Radiation from a distant radar transmitter is focussed onto the underside of the metallization on the opposite side of the lens; here it is reflected, and focussed back onto the radar station.
Remember the ball example. Not all of the ball is metalized, meaning covered but only a narrow band, a metal strip, that is on the ball.
A difficulty with this scheme is that metallized regions block the entry or exit of radiation on that part of the lens, but the non-metallized regions result in a blind-spot on the opposite side.
So when the EM wave impact this ball with a metal strip on its surface, part of the wave is blocked from entering the ball. Inside the ball, the Luneburg Lens operation does its job but when the wave exit the ball, part of this wave is blocked from leaving the ball.
The wiki source gave a somewhat misleading description of this 'blind spot' implying that it is a negative aspect of creating a Luneburg Lens reflector with a defect in design. Not at all. For coastal marine safety reasons, the coast radar often does not care if this Luneburg Lens is reflecting or not. By having that metal band on the ball, the EM wave that exit the internal Luneburg Lens is still visible for other radar stations in the area, like on other ships and would like to know if there are other vessels around to avoid collisions. The coastal marine radar transmitter is simply providing a much appreciated service -- broadcasting EM waves. Other ships with their radars turned on but not actively transmitting will receive echoes as created by this Luneburg Lens ball. No need to have so many transmitters around.
In air combat training, which includes missile defense, sometimes a Luneburg Lens reflector is a much better training aid than omnidirectional reflectors. Remember that a Luneburg Lens is a focusing device, hence generally the EM wave created by the device is directional.
An air target equipped with an omnidirectional radar reflector would be to train radar crews on basic radar detection of this airborne body. However, a Luneburg Lens reflector, which is a directional reflector, thereby not always visible, is a much more difficult training aid airborne adversary. A Luneburg Lens reflector forces radar operators, from ground to air, to be more attentive to spikes or anomalies in their areas of responsibilities. Spikes and anomalies are not constant. They could be of nature such as flocks of birds or a genuine military threat. A Luneburg Lens reflector forces radar crews to study tactics instead of simple radar detection. How does a bomber move, electronically speaking, compared to the smaller and more agile fighter?

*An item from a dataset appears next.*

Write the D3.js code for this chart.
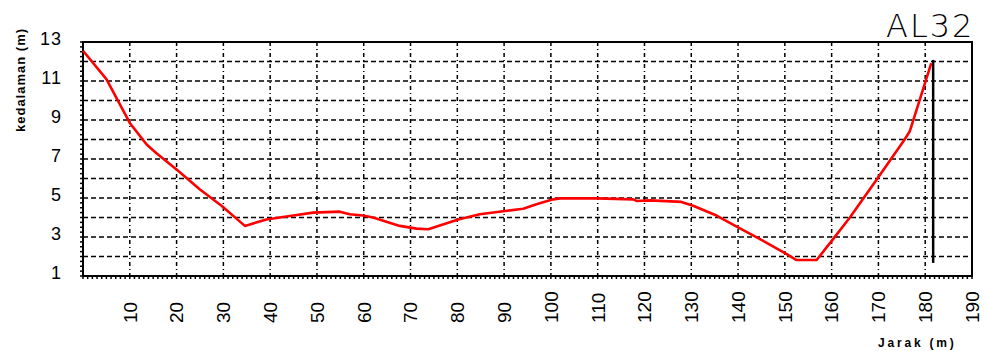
<!DOCTYPE html>
<html>
<head>
<meta charset="utf-8">
<script src="https://cdn.jsdelivr.net/npm/d3@7"></script>
<style>
  html, body { margin: 0; padding: 0; background: #fff; }
  svg { display: block; }
</style>
</head>
<body>
<svg id="chart" width="987" height="351"></svg>
<script>
// ---- data ----
const title = "AL32";
const yAxisTitle = "kedalaman (m)";
const xAxisTitle = "Jarak (m)";
const jarak = [0, 5, 10, 13.6, 15.7, 20, 25, 29.6, 34.6, 39.2, 44.2, 49.2, 54.9, 57, 59.8, 62, 67.7, 71.3, 73.8, 80.2, 84.8, 90.2, 94.1, 96.9, 100.5, 102, 110, 117.6, 118.3, 121.2, 127.9, 130.4, 135.4, 140, 144.7, 150.4, 152.5, 156.8, 160.3, 163.9, 169.9, 175.6, 176.7, 181.3];
const kedalaman = [12.55, 11.1, 8.85, 7.74, 7.3, 6.46, 5.44, 4.6, 3.57, 3.9, 4.08, 4.25, 4.3, 4.17, 4.1, 4.0, 3.57, 3.43, 3.4, 3.9, 4.17, 4.33, 4.45, 4.68, 4.93, 4.98, 4.98, 4.93, 4.85, 4.88, 4.8, 4.6, 4.1, 3.49, 2.89, 2.12, 1.82, 1.82, 2.89, 4.0, 6.04, 8.0, 8.42, 11.92];
const markerJarak = [181.7, 181.7];
const markerKedalaman = [12.08, 1.67];
const xTicks = [10, 20, 30, 40, 50, 60, 70, 80, 90, 100, 110, 120, 130, 140, 150, 160, 170, 180, 190];
const yTicks = [1, 3, 5, 7, 9, 11, 13];
const yGrid = [2, 3, 4, 5, 6, 7, 8, 9, 10, 11, 12];

// ---- layout ----
const L = 83, R = 972, T = 42, B = 276;
const svg = d3.select("#chart");
const x = d3.scaleLinear().domain([0, 190]).range([L, R]);
const y = d3.scaleLinear().domain([1, 13]).range([B, T]);

// grid
svg.append("g").selectAll("line").data(yGrid).join("line")
  .attr("x1", L).attr("x2", R)
  .attr("y1", d => y(d)).attr("y2", d => y(d))
  .attr("stroke", "#000").attr("stroke-width", 1.5)
  .attr("stroke-dasharray", "5,3");
svg.append("g").selectAll("line").data(xTicks.filter(d => d < 190)).join("line")
  .attr("x1", d => x(d)).attr("x2", d => x(d))
  .attr("y1", T).attr("y2", B)
  .attr("stroke", "#000").attr("stroke-width", 1.5)
  .attr("stroke-dasharray", "4,3,1,3");

// minor ticks
svg.append("g").selectAll("line").data(d3.range(0, 191, 1)).join("line")
  .attr("x1", d => x(d)).attr("x2", d => x(d))
  .attr("y1", B).attr("y2", B + 3)
  .attr("stroke", "#000").attr("stroke-width", 1.5);
svg.append("g").selectAll("line").data(d3.range(1, 13.01, 0.25)).join("line")
  .attr("x1", L - 3).attr("x2", L)
  .attr("y1", d => y(d)).attr("y2", d => y(d))
  .attr("stroke", "#000").attr("stroke-width", 1.5);

// frame
svg.append("rect").attr("x", L).attr("y", T).attr("width", R - L).attr("height", B - T)
  .attr("fill", "none").attr("stroke", "#000").attr("stroke-width", 2);

// marker line
const line = d3.line().x(d => x(d[0])).y(d => y(d[1]));
svg.append("path").datum(d3.zip(markerJarak, markerKedalaman))
  .attr("d", line).attr("fill", "none").attr("stroke", "#000").attr("stroke-width", 2.5);

// profile
svg.append("path").datum(d3.zip(jarak, kedalaman))
  .attr("d", line).attr("fill", "none").attr("stroke", "#ff0000")
  .attr("stroke-width", 2.6).attr("stroke-linejoin", "round");

// y tick labels
svg.append("g").selectAll("text").data(yTicks).join("text")
  .attr("x", 62).attr("y", d => y(d) + 3)
  .attr("text-anchor", "end")
  .attr("font-family", "'Liberation Sans', Arial, sans-serif")
  .attr("font-size", 18).attr("letter-spacing", 1)
  .text(d => d);

// x tick labels
svg.append("g").selectAll("text").data(xTicks).join("text")
  .attr("transform", d => `translate(${x(d)},323) rotate(-90)`)
  .attr("dy", "0.36em")
  .attr("text-anchor", "start")
  .attr("font-family", "'Liberation Sans', Arial, sans-serif")
  .attr("font-size", 19)
  .text(d => d);

// axis titles
svg.append("text")
  .attr("transform", "translate(25,80) rotate(-90)")
  .attr("text-anchor", "middle")
  .attr("font-family", "'Liberation Sans', Arial, sans-serif")
  .attr("font-size", 13).attr("font-weight", "bold").attr("letter-spacing", 1)
  .text(yAxisTitle);
svg.append("text")
  .attr("x", 878).attr("y", 347)
  .attr("font-family", "'Liberation Sans', Arial, sans-serif")
  .attr("font-size", 12).attr("font-weight", "bold").attr("letter-spacing", 2.8)
  .text(xAxisTitle);

// title
svg.append("text")
  .attr("x", 886).attr("y", 37)
  .attr("font-family", "'DejaVu Sans', sans-serif")
  .attr("font-size", 32).attr("font-weight", 200).attr("letter-spacing", 2)
  .text(title);
</script>
</body>
</html>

In weapons testing and development, facing a Luneburg Lens opponent, I may be forced to redesign my missile to detect less constant targets, such as a slow moving truck against uneven terrain. A Luneburg Lens would simulate that non-constant radar echo -- the truck. But if I redesign my missile to be overly sensitive, my missile could end up chasing flocks of birds or swarms of insect or even trees swaying in the wind. A Luneburg Lens reflector would give me an electronic reference since the device itself could be constructed to emit an echo whose properties are like that of a metal body -- truck -- but who is traveling in uneven terrain so this echo is non-constant. This type of testing would allow me to fine tune my missile's radar to even the briefest echo of any man-made objects.